# TO DO
Copy the data exactly as it appears, and do not include any pictures.

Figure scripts
====
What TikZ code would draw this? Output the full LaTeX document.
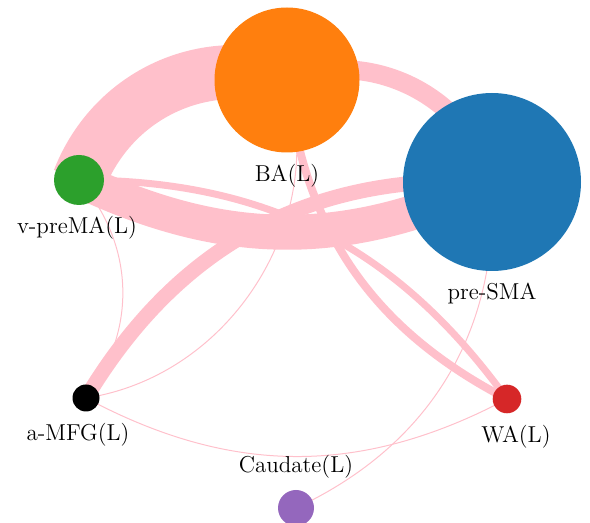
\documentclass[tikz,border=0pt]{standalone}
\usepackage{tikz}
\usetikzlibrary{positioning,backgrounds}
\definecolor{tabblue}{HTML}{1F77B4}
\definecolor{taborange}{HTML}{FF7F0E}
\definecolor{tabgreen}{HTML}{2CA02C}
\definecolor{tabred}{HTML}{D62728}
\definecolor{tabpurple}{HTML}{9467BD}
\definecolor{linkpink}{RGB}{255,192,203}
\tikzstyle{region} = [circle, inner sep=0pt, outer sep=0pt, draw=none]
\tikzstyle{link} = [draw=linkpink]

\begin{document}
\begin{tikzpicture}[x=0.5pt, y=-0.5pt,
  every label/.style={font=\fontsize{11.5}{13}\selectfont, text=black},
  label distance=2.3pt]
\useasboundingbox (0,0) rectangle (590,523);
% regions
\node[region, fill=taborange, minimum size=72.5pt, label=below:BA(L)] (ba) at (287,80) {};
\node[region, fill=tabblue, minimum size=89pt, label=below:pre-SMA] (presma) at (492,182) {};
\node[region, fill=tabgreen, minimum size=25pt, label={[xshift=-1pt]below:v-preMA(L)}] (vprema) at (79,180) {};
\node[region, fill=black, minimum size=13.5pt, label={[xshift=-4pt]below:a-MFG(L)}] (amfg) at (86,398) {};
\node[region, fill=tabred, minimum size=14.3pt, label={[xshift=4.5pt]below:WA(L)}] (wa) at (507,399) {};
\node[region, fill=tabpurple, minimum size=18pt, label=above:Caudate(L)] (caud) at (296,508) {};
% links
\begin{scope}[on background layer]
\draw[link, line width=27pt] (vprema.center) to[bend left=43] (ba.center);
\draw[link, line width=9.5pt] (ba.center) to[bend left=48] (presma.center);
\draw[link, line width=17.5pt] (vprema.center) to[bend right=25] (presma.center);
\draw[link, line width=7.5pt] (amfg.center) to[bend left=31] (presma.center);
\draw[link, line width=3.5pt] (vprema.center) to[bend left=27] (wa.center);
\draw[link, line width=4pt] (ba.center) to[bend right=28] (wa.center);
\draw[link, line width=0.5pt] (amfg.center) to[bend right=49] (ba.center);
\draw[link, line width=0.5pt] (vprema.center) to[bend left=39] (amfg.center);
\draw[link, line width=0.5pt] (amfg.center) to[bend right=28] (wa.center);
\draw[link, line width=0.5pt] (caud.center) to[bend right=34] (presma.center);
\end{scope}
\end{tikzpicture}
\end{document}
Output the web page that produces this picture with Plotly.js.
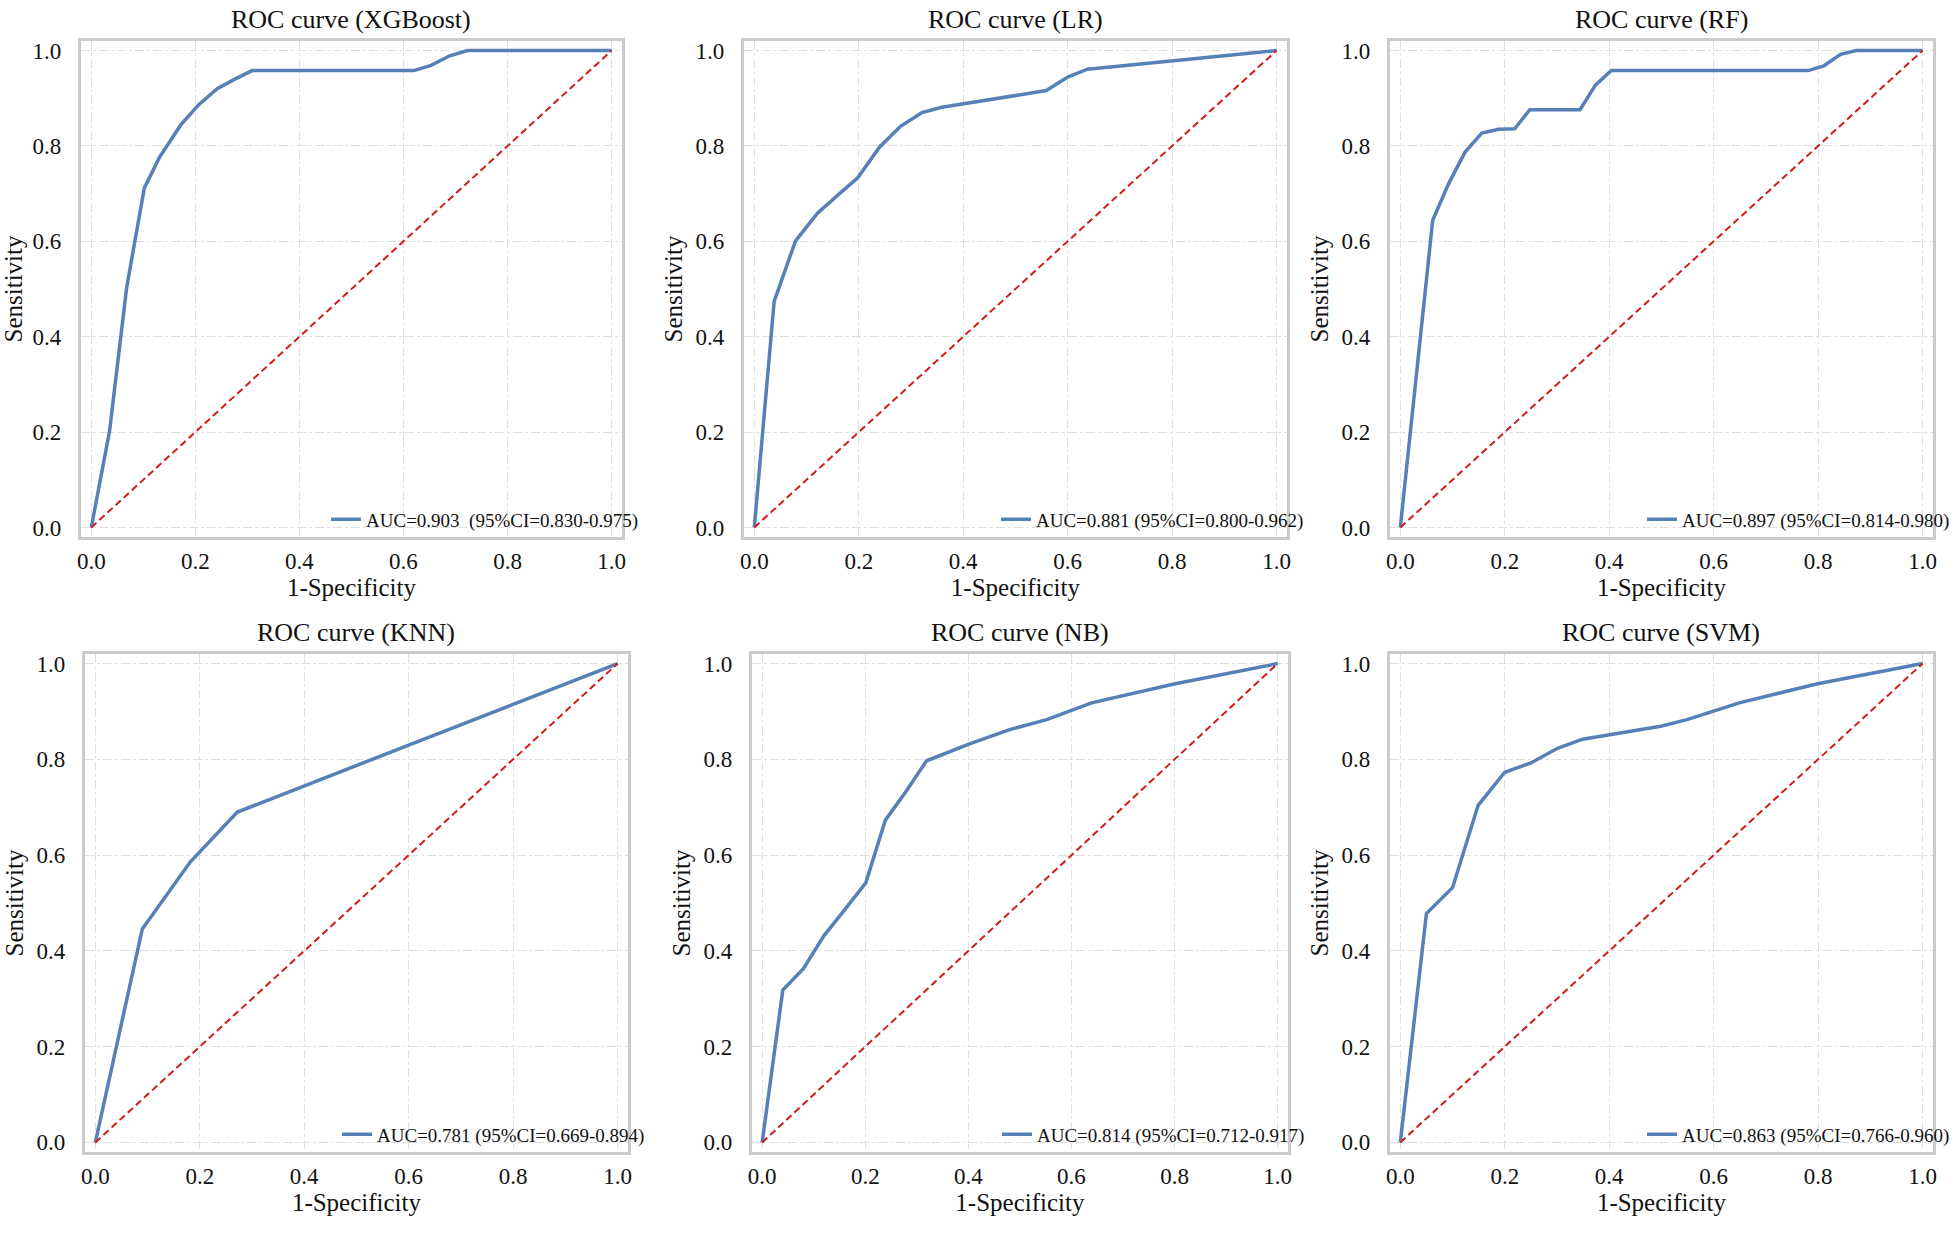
====
# RESPONSE TO THE EXERCISE
What TikZ code would draw this? Output the full LaTeX document.
\documentclass[tikz,border=0pt]{standalone}
\usepackage{tikz}
\usetikzlibrary{positioning,backgrounds}
\definecolor{tabblue}{HTML}{1F77B4}
\definecolor{taborange}{HTML}{FF7F0E}
\definecolor{tabgreen}{HTML}{2CA02C}
\definecolor{tabred}{HTML}{D62728}
\definecolor{tabpurple}{HTML}{9467BD}
\definecolor{linkpink}{RGB}{255,192,203}
\tikzstyle{region} = [circle, inner sep=0pt, outer sep=0pt, draw=none]
\tikzstyle{link} = [draw=linkpink]

\begin{document}
\begin{tikzpicture}[x=0.5pt, y=-0.5pt,
  every label/.style={font=\fontsize{11.5}{13}\selectfont, text=black},
  label distance=2.3pt]
\useasboundingbox (0,0) rectangle (590,523);
% regions
\node[region, fill=taborange, minimum size=72.5pt, label=below:BA(L)] (ba) at (287,80) {};
\node[region, fill=tabblue, minimum size=89pt, label=below:pre-SMA] (presma) at (492,182) {};
\node[region, fill=tabgreen, minimum size=25pt, label={[xshift=-1pt]below:v-preMA(L)}] (vprema) at (79,180) {};
\node[region, fill=black, minimum size=13.5pt, label={[xshift=-4pt]below:a-MFG(L)}] (amfg) at (86,398) {};
\node[region, fill=tabred, minimum size=14.3pt, label={[xshift=4.5pt]below:WA(L)}] (wa) at (507,399) {};
\node[region, fill=tabpurple, minimum size=18pt, label=above:Caudate(L)] (caud) at (296,508) {};
% links
\begin{scope}[on background layer]
\draw[link, line width=27pt] (vprema.center) to[bend left=43] (ba.center);
\draw[link, line width=9.5pt] (ba.center) to[bend left=48] (presma.center);
\draw[link, line width=17.5pt] (vprema.center) to[bend right=25] (presma.center);
\draw[link, line width=7.5pt] (amfg.center) to[bend left=31] (presma.center);
\draw[link, line width=3.5pt] (vprema.center) to[bend left=27] (wa.center);
\draw[link, line width=4pt] (ba.center) to[bend right=28] (wa.center);
\draw[link, line width=0.5pt] (amfg.center) to[bend right=49] (ba.center);
\draw[link, line width=0.5pt] (vprema.center) to[bend left=39] (amfg.center);
\draw[link, line width=0.5pt] (amfg.center) to[bend right=28] (wa.center);
\draw[link, line width=0.5pt] (caud.center) to[bend right=34] (presma.center);
\end{scope}
\end{tikzpicture}
\end{document}
Output the web page that produces this picture with Plotly.js.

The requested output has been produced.